Question

Let \( A = \{x : x = 4n + 1, n \in \mathbb{Z}, 0 \leq n < 4 \} \)
Let \( B = \{x : x = 15n + 4, n \in \mathbb{N}, n \leq 3 \} \)
Let \( C = \{x : x \text{ is a prime number}, x \in A \cup B \} \)
Then the cardinal number of set \( C \) is

• A. \( \emptyset \)
• B. 3
• C. 4
• D. 5

Hint:

To find the cardinal number of a set, identify the elements of the set and count them. In this case, count the prime numbers in the union of sets \( A \) and \( B \).

Answer 1

The Correct Option is B

Step 1: Identify the elements of set A.
The set \( A \) is given by:
\[ A = \{x : x = 4n + 1, n \in \mathbb{Z}, 0 \leq n < 4 \} \] Substitute \( n = 0, 1, 2, 3 \) into \( x = 4n + 1 \):
\[ A = \{1, 5, 9, 13\} \]

Step 2: Identify the elements of set B.
The set \( B \) is given by:
\[ B = \{x : x = 15n + 4, n \in \mathbb{N}, n \leq 3 \} \] Substitute \( n = 0, 1, 2, 3 \) into \( x = 15n + 4 \):
\[ B = \{4, 19, 34, 49\} \]

Step 3: Find the union of A and B.
The union of \( A \) and \( B \) is:
\[ A \cup B = \{1, 5, 9, 13, 4, 19, 34, 49\} \]
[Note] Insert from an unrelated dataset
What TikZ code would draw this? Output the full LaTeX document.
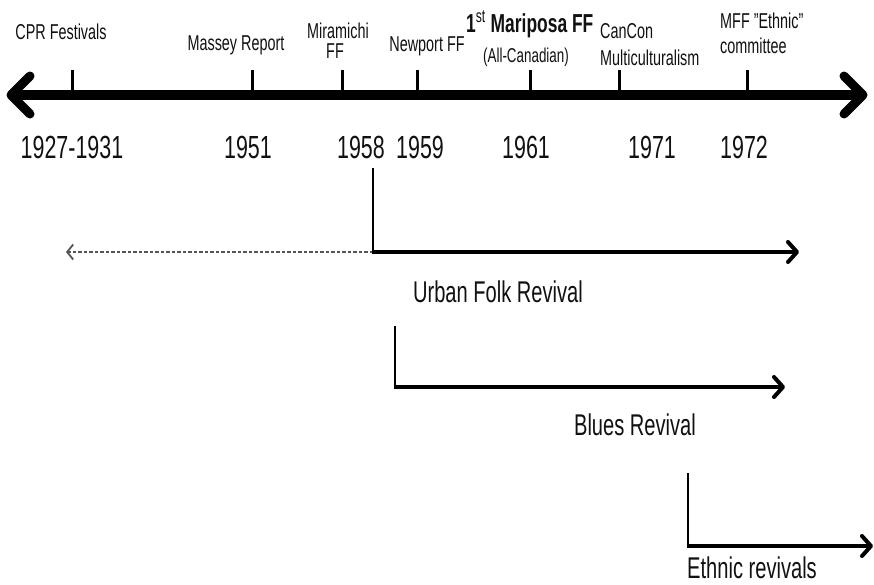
\documentclass[tikz,border=0pt]{standalone}
\usepackage{fontspec}
\setmainfont{Liberation Sans}[FakeStretch=0.67]
\usetikzlibrary{arrows.meta}
\definecolor{ink}{HTML}{111111}
\definecolor{dashink}{HTML}{555555}
\begin{document}
\begin{tikzpicture}[x=1pt,y=-1pt,
  lbl/.style={font=\fontsize{21.5}{23}\selectfont, inner sep=0pt, anchor=base, text=ink},
  lblw/.style={lbl, anchor=base west},
  yearlbl/.style={font=\fontsize{32}{34}\selectfont, inner sep=0pt, anchor=base, text=ink},
  revlbl/.style={font=\fontsize{30}{32}\selectfont, inner sep=0pt, anchor=base, text=ink},
  axisline/.style={line width=10pt, draw=black},
  chevron/.style={line width=9pt, draw=black, line cap=round, line join=round},
  tickmark/.style={line width=3pt, draw=black},
  riser/.style={line width=2.6pt, draw=black},
  span/.style={line width=4pt, draw=black, -{Straight Barb[length=9pt,width=20pt,round]}},
  back/.style={line width=1.8pt, draw=dashink, dash pattern=on 3.5pt off 2pt, -{Straight Barb[length=6pt,width=15pt]}}
]
\useasboundingbox (0,0) rectangle (874,584);

% main axis
\coordinate (L) at (11,95);
\coordinate (R) at (863,95);
\draw[axisline] (L) -- (R);
\draw[chevron] (30,76) -- (L) -- (30,114);
\draw[chevron] (844,76) -- (R) -- (844,114);

% ticks
\foreach \n/\x in {cpr/72, mas/252, mir/342, new/417, mar/530, can/619, mff/747}{
  \coordinate (t\n) at (\x,70);
  \coordinate (b\n) at (\x,95);
  \draw[tickmark] (t\n) -- (b\n);
}

% top labels
\node[lbl] (cpr) at (61,39) {CPR Festivals};
\node[lbl] (massey) at (236,50) {Massey Report};
\node[lbl] (mira1) at (338,38) {Miramichi};
\node[lbl] (mira2) at (335,58) {FF};
\node[lbl] (newport) at (427,51) {Newport FF};
\node[inner sep=0pt, anchor=base west, text=ink, font=\fontsize{26}{28}\selectfont\bfseries] (mariposa) at (466,32) {1\textsuperscript{\mdseries st} Mariposa FF};
\node[lbl, font=\fontsize{20}{22}\selectfont] (allcan) at (526,62) {(All-Canadian)};
\node[lblw] (cancon) at (600,38) {CanCon};
\node[lblw] (multi) at (600,65) {Multiculturalism};
\node[lblw] (mff) at (720,28) {MFF "Ethnic"};
\node[lblw] (comm) at (720,53) {committee};

% years
\node[yearlbl] (y1927) at (72,158) {1927-1931};
\node[yearlbl] (y1951) at (248,158) {1951};
\node[yearlbl] (y1958) at (361,158) {1958};
\node[yearlbl] (y1959) at (420,158) {1959};
\node[yearlbl] (y1961) at (526,158) {1961};
\node[yearlbl] (y1971) at (652,158) {1971};
\node[yearlbl] (y1972) at (744,158) {1972};

% Urban folk revival
\coordinate (u0) at (373,168);
\coordinate (u1) at (373,252);
\coordinate (u2) at (799,252);
\coordinate (u3) at (66,252);
\draw[back] (u1) -- (u3);
\draw[riser] (u0) -- (u1);
\draw[span] ([xshift=-1.3pt]u1) -- (u2);
\node[revlbl] (urban) at (498,302) {Urban Folk Revival};

% Blues revival
\coordinate (b0) at (395,326);
\coordinate (b1) at (395,387);
\coordinate (b2) at (785,387);
\draw[riser] (b0) -- (b1);
\draw[span] ([xshift=-1.3pt]b1) -- (b2);
\node[revlbl] (blues) at (635,435) {Blues Revival};

% Ethnic revivals
\coordinate (e0) at (688,473);
\coordinate (e1) at (688,546);
\coordinate (e2) at (873,546);
\draw[riser] (e0) -- (e1);
\draw[span] ([xshift=-1.3pt]e1) -- (e2);
\node[revlbl] (ethnic) at (752,578) {Ethnic revivals};
\end{tikzpicture}
\end{document}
Step 4: Find the prime numbers in \( A \cup B \).
The prime numbers in \( A \cup B \) are:
\[ \{1, 5, 9, 13, 4, 19, 34, 49\} \quad \text{(Prime numbers are 5, 13, and 19)} \]

Step 5: Cardinal number of set \( C \).
The set \( C \) contains the prime numbers in \( A \cup B \), so the cardinal number of \( C \) is 3.

Step 6: Final Answer.
The correct answer is option (B), as the cardinal number of set \( C \) is 3.